U.S. auto sales tumble in August


Without the hugely popular cash-for-clunkers program from a year earlier, automakers saw sales dive in August — and they don’t see much to stimulate increased purchases the rest of the year.

Automakers sold just under 1 million vehicles last month, down 21% from a year ago and 5% from July. It was the slowest August for the industry since 1983, according to Autodata Corp.

But even taking into account the reason for the sales boomlet a year ago, the industry is turning increasingly pessimistic.


“The pace of recovery is significantly slower than the predictions we had earlier in the year,” said Jesse Toprak, an analyst at, a Santa Monica auto sales and pricing information company. “We are missing some sort of catalyst that would ignite sales.”

Through the first eight months of this year auto sales have climbed 8.4% to almost 7.7 million.

General Motors Co. said its sales fell 10.6% in August compared with the same month a year earlier, after factoring out the Pontiac, Hummer, Saturn and Saab brands it closed or sold as part of its bankruptcy reorganization last summer.

Ford Motor Co. sales slid 11%, American Honda Motor Co. fell 32.7% and Toyota Motor Corp. plunged 34.1%, Autodata reported.

Chrysler Group was one of the few automakers to post a gain for the month. Chrysler sales rose 7.4% to 99,611 vehicles compared with the same month a year ago. That’s partly because Chrysler did not fare well in last year’s cash-for-clunkers program because of the large percentage of gas-guzzling trucks and SUVs in its fleet.

Total combined sales for GM’s remaining brands — Chevrolet, Buick, GMC and Cadillac — dipped to 184,921 vehicles, the automaker said. Including the discontinued brands, sales fell 24.5% to 185,105, Autodata said.


“Last year’s cash-for-clunkers program spiked industry sales in 2009, so results this August were, not surprisingly, a bit mixed,” said Don Johnson, vice president of GM’s U.S. sales operations.

Ford sales amounted to 161,768 vehicles, Autodata reported. Ford said that comparisons to last year were difficult because its fuel-efficient Focus and Escape models had robust sales during last year’s cash-for-clunkers program.

The federal stimulus program gave buyers of new vehicles a rebate of $3,500 to $4,500 for trading in old gas-guzzlers..

Sales for Honda, one of the biggest beneficiaries of the stimulus program a year ago, fell to 108,729 vehicles. Sales of its small, gas-sipping Fit and Civic cars each fell by roughly half.

Toyota sales fell to 148,388 vehicles, with the fuel-efficient Corolla plummeting 53% to 20,280.

As tough a month as August was, some dealers have been able to post gains through the first eight months.


“March, May and July were pretty good months,” said Chris Darby, general sales manager of North Hollywood Toyota. The dealership has seen “a bit of an upswing” over last year with business up about 10%, he said.

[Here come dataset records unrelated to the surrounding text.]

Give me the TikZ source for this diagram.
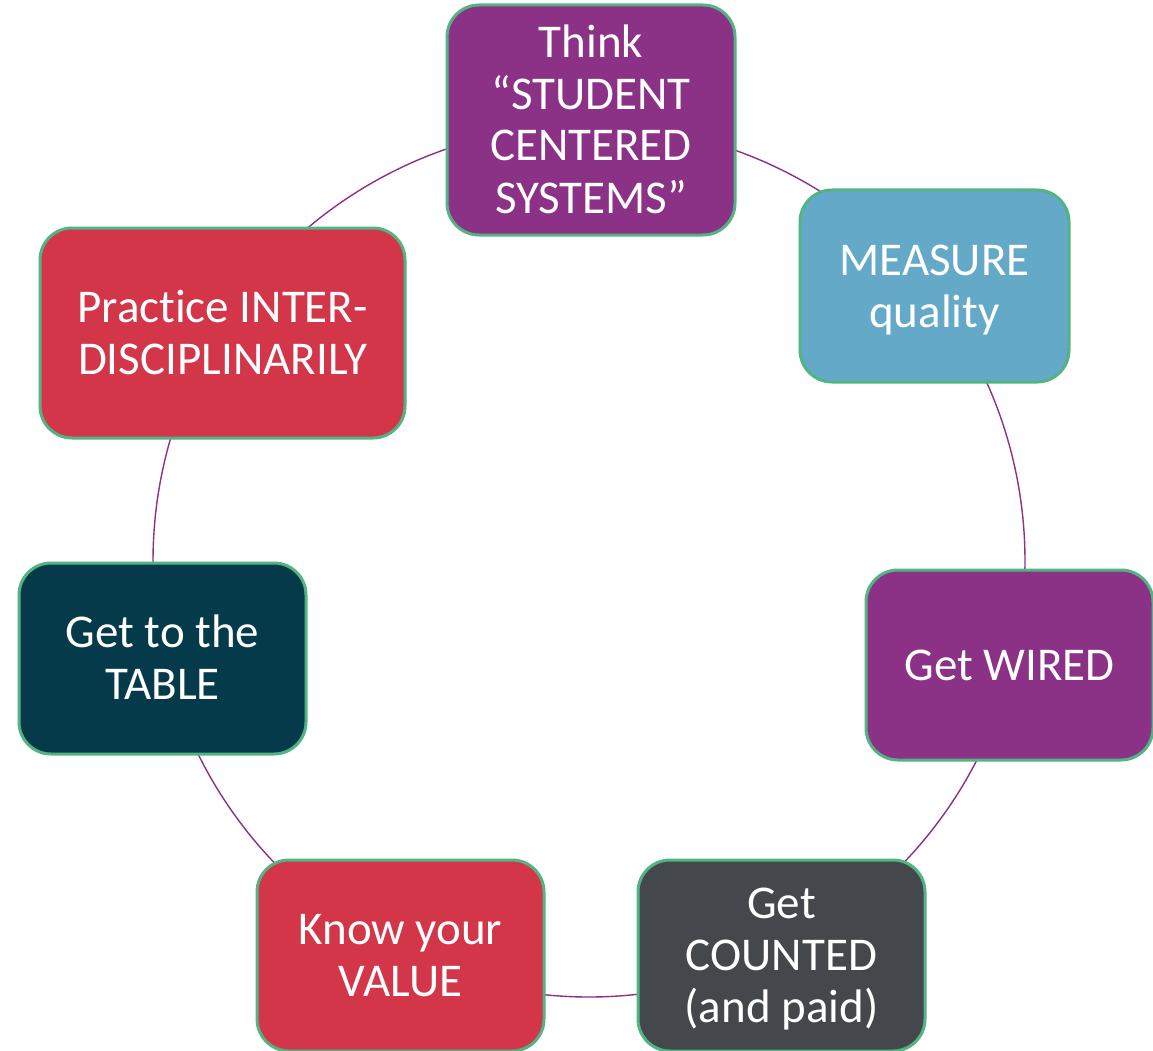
\documentclass[tikz,border=0pt]{standalone}
\usepackage{fontspec}
\setmainfont{Carlito}[RawFeature={-liga;-clig;-dlig}]
\usetikzlibrary{backgrounds,calc}
\definecolor{cpurple}{HTML}{8B3186}
\definecolor{cblue}{HTML}{64AAC8}
\definecolor{cred}{HTML}{D33649}
\definecolor{cteal}{HTML}{053A4A}
\definecolor{cgray}{HTML}{44474C}
\definecolor{cgreen}{HTML}{52B483}
\definecolor{cline}{HTML}{8B3186}
\newcommand\sx{\rule[-10pt]{0pt}{50pt}}
\tikzset{
  cbox/.style={draw=cgreen, line width=3pt, rounded corners=32pt, inner sep=0pt,
    text=white, align=center, font=\fontsize{47}{52}\selectfont},
  ring/.style={draw=cline, line width=1.4pt}
}
\begin{document}
\begin{tikzpicture}[x=1pt,y=-1pt]
\useasboundingbox (0,0) rectangle (1153,1051);
\clip (0,0) rectangle (1153,1051);
\coordinate (c) at (589,561);
\node[cbox, fill=cpurple, minimum width=288pt, minimum height=230pt] (n1) at (591,120) {\sx Think\\\sx“STUDENT\\\sx CENTERED\\\sx SYSTEMS”};
\node[cbox, fill=cblue, minimum width=269pt, minimum height=192pt] (n2) at (934.5,286) {\sx MEASURE\\\sx quality};
\node[cbox, fill=cpurple, minimum width=287pt, minimum height=190pt] (n3) at (1009.5,665) {\sx Get WIRED};
\node[cbox, fill=cgray, minimum width=287pt, minimum height=191pt] (n4) at (781.5,955.5) {\sx Get\\\sx COUNTED\\\sx(and paid)};
\node[cbox, fill=cred, minimum width=287pt, minimum height=191pt] (n5) at (400.5,955.5) {\sx Know your\\\sx VALUE};
\node[cbox, fill=cteal, minimum width=287pt, minimum height=191pt] (n6) at (162.5,658.5) {\sx Get to the\\\sx TABLE};
\node[cbox, fill=cred, minimum width=365pt, minimum height=210pt] (n7) at (222.5,333) {\sx Pract\kern0pt ice INTER-\\\sx DISCIPLINARILY};
\begin{scope}[on background layer]
\fill[white] (0,0) rectangle (1153,1051);
\foreach \a/\b in {90/38.57, 38.57/-12.86, -12.86/-64.29, -64.29/-115.71, -115.71/-167.14, -167.14/-218.57, -218.57/-270}
  \draw[ring] ($(c)+(-\a:436pt)$) arc[start angle=-\a, end angle=-\b, radius=436pt];
\end{scope}
\end{tikzpicture}
\end{document}
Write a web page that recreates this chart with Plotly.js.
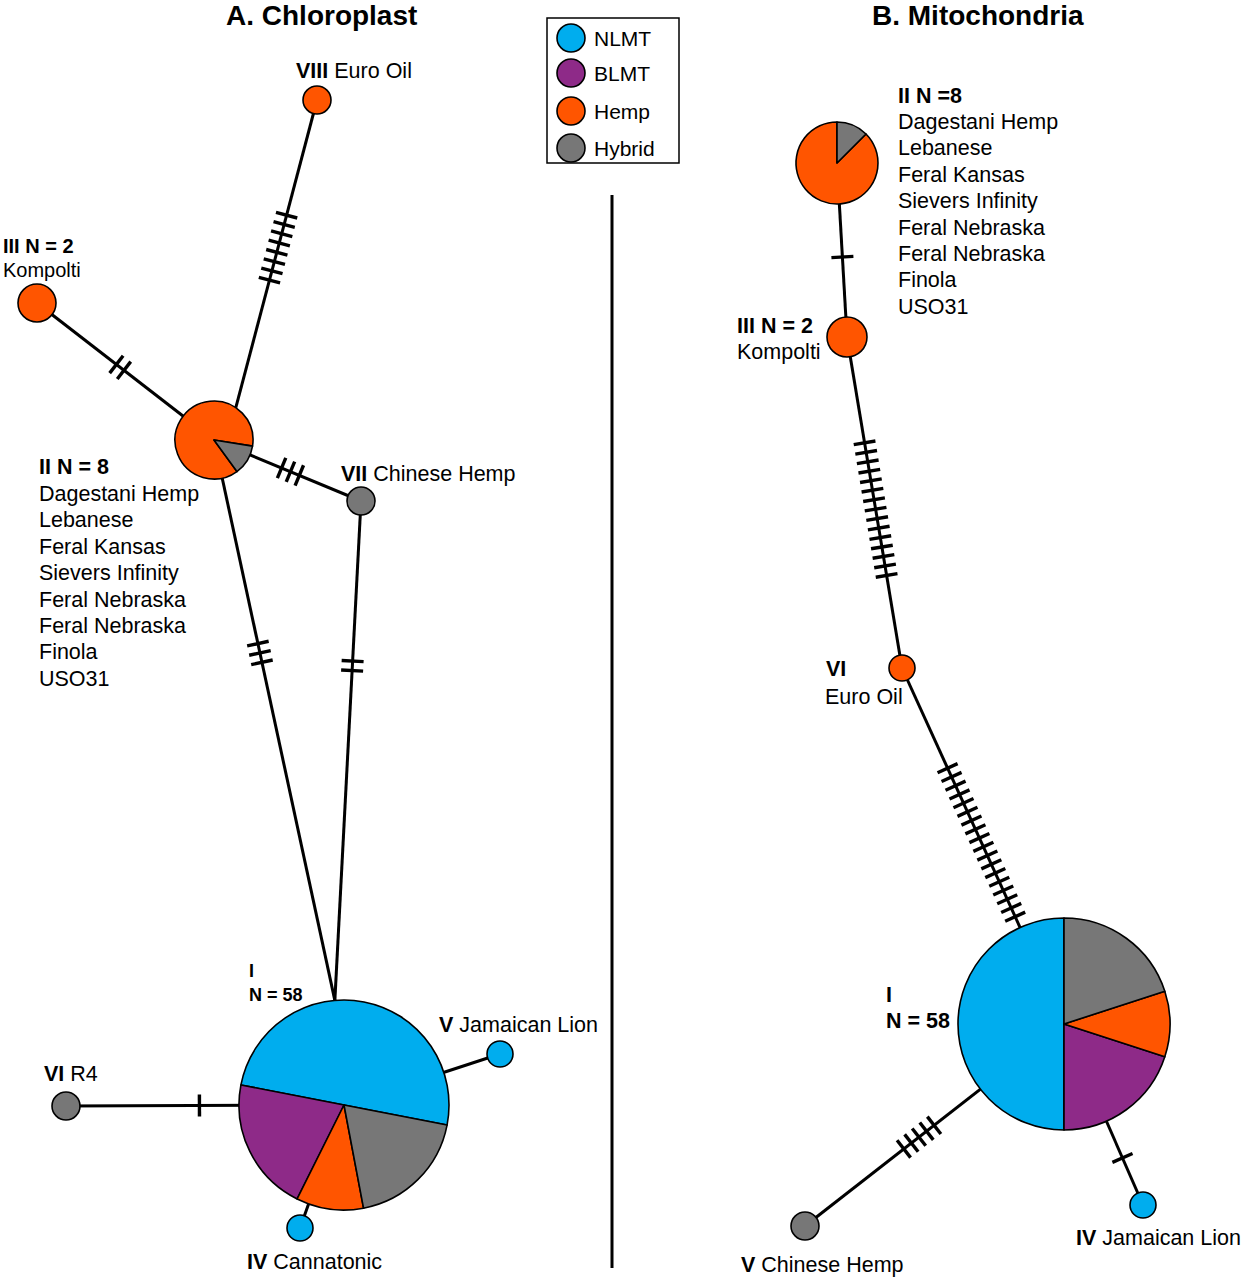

Shoppers, however, are tending to spend less when they do make a purchase.

“In the Prius line, the hot model is the base model. And people are not buying as many accessories as they have in the past,” Darby said.

That’s why some in the industry are starting to think that this year won’t be as good as they had hoped.

“I am not as optimistic as some of the others in the industry,” said John Krafcik, chief executive of Hyundai Motor America, whose sales fell 11.4% to 53,603 vehicles. He doesn’t see how sales will improve in the second half of the year.

“The midterm elections will suck up advertising space and time and put people in a bad mood,” Krafcik said. “Housing sales will continue to be weak. There’s almost a perfect link to housing and car sales.”

Krafcik said the auto industry might reach sales of 11.2 million this year, well below the 11.5 million to 12 million predicted at the start of the year. And 2011 won’t be a robust year for sales either.


“I would be happy if we get to 12.2 million next year,” Krafcik said. That would place the 2009-2011 sales years as one of the worst periods for auto sales in the last three decades.